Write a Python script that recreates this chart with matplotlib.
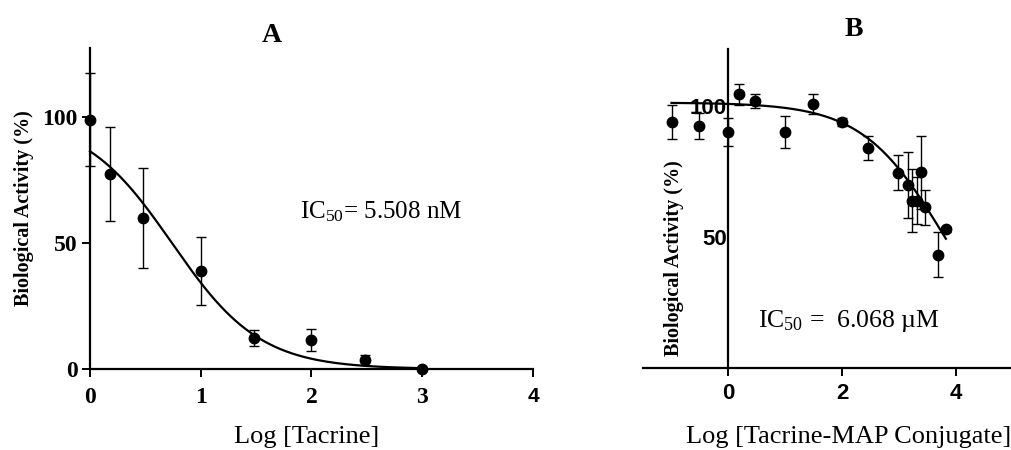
import numpy as np
from matplotlib import pyplot as plt

plt.rcParams['mathtext.fontset'] = 'custom'
plt.rcParams['mathtext.rm'] = 'Liberation Serif'
plt.rcParams['mathtext.it'] = 'Liberation Serif:italic'

SERIF = 'Liberation Serif'
SANS = 'Liberation Sans'

# Panel A - Tacrine
tac_x = [0.0, 0.18, 0.48, 1.0, 1.48, 2.0, 2.48, 3.0]
tac_y = [99.0, 77.5, 60.0, 39.0, 12.3, 11.5, 3.6, 0.0]
tac_err = [18.5, 18.5, 20.0, 13.5, 3.0, 4.5, 2.0, 0.0]
tac_fit = {'top': 100.0, 'bottom': 0.0, 'log_ic50': np.log10(5.508), 'hill': 1.09}

# Panel B - Tacrine-MAP conjugate
map_x = [-0.99, -0.51, 0.0, 0.19, 0.47, 1.0, 1.48, 2.0, 2.46, 2.98,
         3.16, 3.23, 3.31, 3.39, 3.46, 3.68, 3.82]
map_y = [94.0, 92.7, 90.2, 104.6, 102.0, 90.2, 100.8, 94.0, 84.1, 74.6,
         70.1, 64.0, 64.0, 74.8, 61.5, 43.3, 53.1]
map_err = [6.5, 5.0, 5.3, 4.0, 2.7, 6.2, 3.8, 1.5, 4.5, 6.7,
           12.6, 12.0, 9.0, 14.0, 6.7, 8.6, 1.0]
map_fit = {'top': 101.5, 'bottom': 0.0, 'log_ic50': np.log10(6068.0), 'hill': 0.606}


def logistic(x, top, bottom, log_ic50, hill):
    return bottom + (top - bottom) / (1.0 + 10 ** ((x - log_ic50) * hill))


def draw_points(ax, x, y, err):
    ax.errorbar(x, y, yerr=err, fmt='o', color='black', ms=7.5, elinewidth=1,
                capsize=3.5, capthick=1, clip_on=False, zorder=3)


fig = plt.figure(figsize=(10.12, 4.5), dpi=100)

# ---- A ----
axA = fig.add_axes([0.0889, 0.18, 0.4378, 0.713])
draw_points(axA, tac_x, tac_y, tac_err)
xs = np.linspace(0, 3, 200)
axA.plot(xs, logistic(xs, **tac_fit), color='black', lw=1.6, clip_on=False)
axA.set_xlim(0, 4)
axA.set_ylim(0, 127.5)
axA.set_xticks([0, 1, 2, 3, 4])
axA.set_yticks([0, 50, 100])
for s in ['top', 'right']:
    axA.spines[s].set_visible(False)
for s in ['left', 'bottom']:
    axA.spines[s].set_linewidth(1.6)
axA.tick_params(width=1.4, length=6)
axA.tick_params(axis='x', pad=7)
axA.tick_params(axis='y', pad=3)
for lab in axA.get_xticklabels() + axA.get_yticklabels():
    lab.set_fontfamily(SERIF)
    lab.set_fontweight('bold')
    lab.set_fontsize(17)
axA.get_xticklabels()[-1].set_fontfamily(SANS)
axA.get_xticklabels()[-1].set_fontsize(15)
axA.set_xlabel('Log [Tacrine]', fontfamily=SERIF, fontsize=19, va='center')
axA.xaxis.set_label_coords(0.49, -0.212)
axA.set_ylabel('Biological Activity (%)', fontfamily=SERIF, fontweight='bold',
               fontsize=14.5, labelpad=6)
axA.set_title('A', fontfamily=SERIF, fontweight='bold', fontsize=20, pad=1,
              x=0.41)
axA.text(0.475, 0.49, r'IC$_{\mathrm{50}}$= 5.508 nM', transform=axA.transAxes,
         fontfamily=SERIF, fontsize=18, va='center', ha='left')

# ---- B ----
axB = fig.add_axes([0.6354, 0.1822, 0.3656, 0.709])
draw_points(axB, map_x, map_y, map_err)
xs = np.linspace(-1.0, 3.82, 200)
axB.plot(xs, logistic(xs, **map_fit), color='black', lw=1.6)
axB.set_xlim(-1.5, 5)
axB.set_ylim(0, 122)
axB.set_xticks([0, 2, 4])
axB.set_yticks([50, 100])
axB.spines['left'].set_position(('data', 0))
for s in ['top', 'right']:
    axB.spines[s].set_visible(False)
for s in ['left', 'bottom']:
    axB.spines[s].set_linewidth(1.6)
axB.tick_params(axis='x', width=1.4, length=6, pad=5)
axB.tick_params(axis='y', width=1.4, length=0, pad=1)
for lab in axB.get_xticklabels() + axB.get_yticklabels():
    lab.set_fontfamily(SANS)
    lab.set_fontweight('bold')
    lab.set_fontsize(16)
axB.set_xlabel('Log [Tacrine-MAP Conjugate]', fontfamily=SERIF, fontsize=19,
               va='center')
axB.xaxis.set_label_coords(0.555, -0.216)
axB.text(-0.96, 42, 'Biological Activity (%)', rotation=90, fontfamily=SERIF,
         fontweight='bold', fontsize=14.5, ha='center', va='center')
axB.set_title('B', fontfamily=SERIF, fontweight='bold', fontsize=20, pad=9,
              x=0.57)
axB.text(0.52, 18, r'IC$_{\mathrm{50}}$ =  6.068 µM', fontfamily=SERIF,
         fontsize=18.5, va='center', ha='left')

fig.savefig('out.png', dpi=100)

#####

Copy each line of the listing that contains the string "matplotlib".

Write a Python script that recreates this chart with matplotlib.
from matplotlib import pyplot as plt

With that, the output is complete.